Rounga Rounga 23 septembre 2015 16:27

@maQiavel
La question de la limite de la liberté est réglée dans la philosophie politique moderne de la manière suivante : la liberté d’un individu ne doit pas empiéter sur celle d’un autre. Par conséquent, toute diffamation ou appel au délit outrepasse la liberté d’expression. Mais le problème est que l’expression humaine comporte des degrés : on peut s’exprimer au premier degré comme on peut manier l’ironie pour dire le contraire de ce qu’on signifie. L’art est le lieu par excellence où on utilise ce genre de procédés, justement pour dépasser et sublimer le discours direct et parvenir à une description plus adéquate de ce dont on traite. L’artiste peut donc être amené à dépasser formellement les limites de la liberté d’expression, même si dans l’esprit il les respecte. Mais alors l’artiste doit-il se brider dans son art pour éviter de donner à penser qu’il s’exprime au premier degré, ou bien doit-on laisser une sorte de licence poétique à quiconque se proclame artiste ? Dans le premier cas, on aseptise l’art jusqu’à le vider de sa substance, mais dans le second cas, n’importe quel hurluberlu peut dire n’importe quoi et se justifier ensuite : "c’est de l’art !". On voit donc que le problème des limites de la liberté d’expression, qui est formellement très simple, peut se révéler quasiment insoluble dans certains cas. On ne peut en effet pas définir juridiquement, c’est-à-dire formellement, ce qui est du second degré et ce qui n’en est pas, puisque justement le second degré se situe au-dessus du formel. Il fut un temps où l’usage du second degré était compris par tout le monde, et où Desproges pouvait faire un sketch sur les Juifs sans que cela suscite la moindre indignation.

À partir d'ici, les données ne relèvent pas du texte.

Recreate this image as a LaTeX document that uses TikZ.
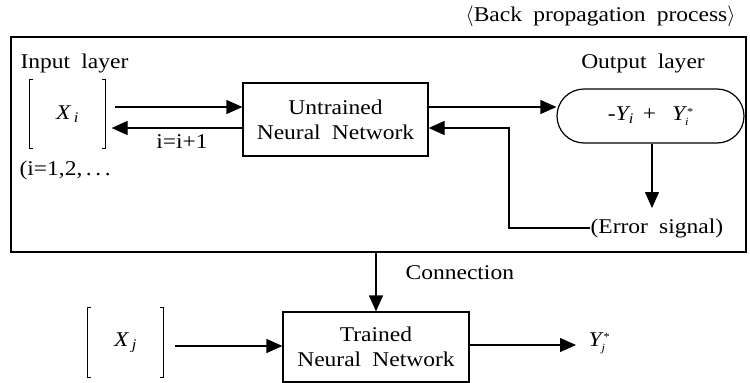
\documentclass[tikz,border=0pt]{standalone}
\usepackage{fontspec}
\setmainfont{Liberation Serif}[FakeStretch=1.12, WordSpace=1.9]
\usetikzlibrary{arrows.meta,shapes.misc}
\newcommand{\myvar}[2]{{\itshape #1}\,\textsubscript{\itshape #2}}
\newcommand{\mysub}[2]{{\itshape #1}\textsubscript{\itshape #2}}
\newcommand{\mystar}[2]{{\itshape #1}\raisebox{-5pt}{\fontsize{11}{13}\selectfont\shortstack[l]{\,*\\\itshape #2}}}
\begin{document}
\begin{tikzpicture}[x=1pt,y=-1pt, line width=1.2pt,
  every node/.style={font=\fontsize{21}{25}\selectfont, inner sep=0pt},
  arr/.style={-{Triangle[length=16pt,width=14pt]}},
  box/.style={draw, align=center},
  brk/.style={minimum width=75pt, minimum height=68pt}]
\useasboundingbox (0,0) rectangle (750,383);

% outer frame and title
\node[draw, minimum width=735pt, minimum height=215pt] (outer) at (378.5,144.5) {};
\node[anchor=east] (title) at (736,16) {$\langle$Back propagation process$\rangle$};

% input layer
\node[anchor=west] (inl) at (20,63) {Input layer};
\node[brk] (xi) at (67.5,114) {\myvar{X}{i}};
\draw ([xshift=4pt]xi.north west) -- (xi.north west) -- (xi.south west) -- ([xshift=4pt]xi.south west);
\draw ([xshift=-4pt]xi.north east) -- (xi.north east) -- (xi.south east) -- ([xshift=-4pt]xi.south east);
\node[anchor=west] (range) at (19,170) {(i=1,2,\,.\,.\,.};

% untrained network
\node[box, minimum width=185pt, minimum height=73pt] (un) at (335.5,119.5) {Untrained\\Neural Network};
\draw[arr] ([xshift=9pt]xi.east |- 0,107) -- (un.west |- 0,107);
\draw[arr] (un.west |- 0,128) -- ([xshift=6pt]xi.east |- 0,128);
\node (inc) at (182,142) {i=i+1};

% output layer
\node (outl) at (643,63) {Output layer};
\node[draw, rounded rectangle, minimum width=187pt, minimum height=54pt] (out) at (650.5,116) {-\mysub{Y}{i}\hspace{9pt}+\hspace{16pt}\mystar{Y}{i}};
\draw[arr] (un.east |- 0,107) -- (out.west |- 0,107);
\node[anchor=west] (err) at (590,228) {(Error signal)};
\coordinate (fb) at (509,128);
\draw[arr] (out.south -| 652,0) -- (652,208);
\draw[arr] (err.west) -| (fb) -- (un.east |- fb);

% trained network
\node[box, minimum width=186pt, minimum height=70pt] (tr) at (376,347) {Trained\\Neural Network};
\draw[arr] (outer.south -| tr.north) -- (tr.north);
\node[anchor=west] (conn) at (405,273) {Connection};
\node[brk, minimum height=69pt] (xj) at (125.5,342.5) {\myvar{X}{j}};
\draw ([xshift=4pt]xj.north west) -- (xj.north west) -- (xj.south west) -- ([xshift=4pt]xj.south west);
\draw ([xshift=-4pt]xj.north east) -- (xj.north east) -- (xj.south east) -- ([xshift=-4pt]xj.south east);
\draw[arr] ([xshift=11pt]xj.east |- 0,346) -- (tr.west |- 0,346);
\node[anchor=west] (yj) at (588,343) {\mystar{Y}{j}};
\draw[arr] (tr.east |- 0,345) -- ([xshift=-12pt]yj.west |- 0,345);
\end{tikzpicture}
\end{document}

L’alternative se résume donc à celle-ci : soit l’esprit des gens a changé au point que chez toute une partie de la population, certains propos dits sous couvert d’humour ne passe plus, soit nous assistons véritablement à une recrudescence de propos délictueux prononcés sous le paravent de l’humour. Dans les deux cas, on constate que quelque chose a changé depuis une trentaine d’années. La question est donc de savoir ce que c’est.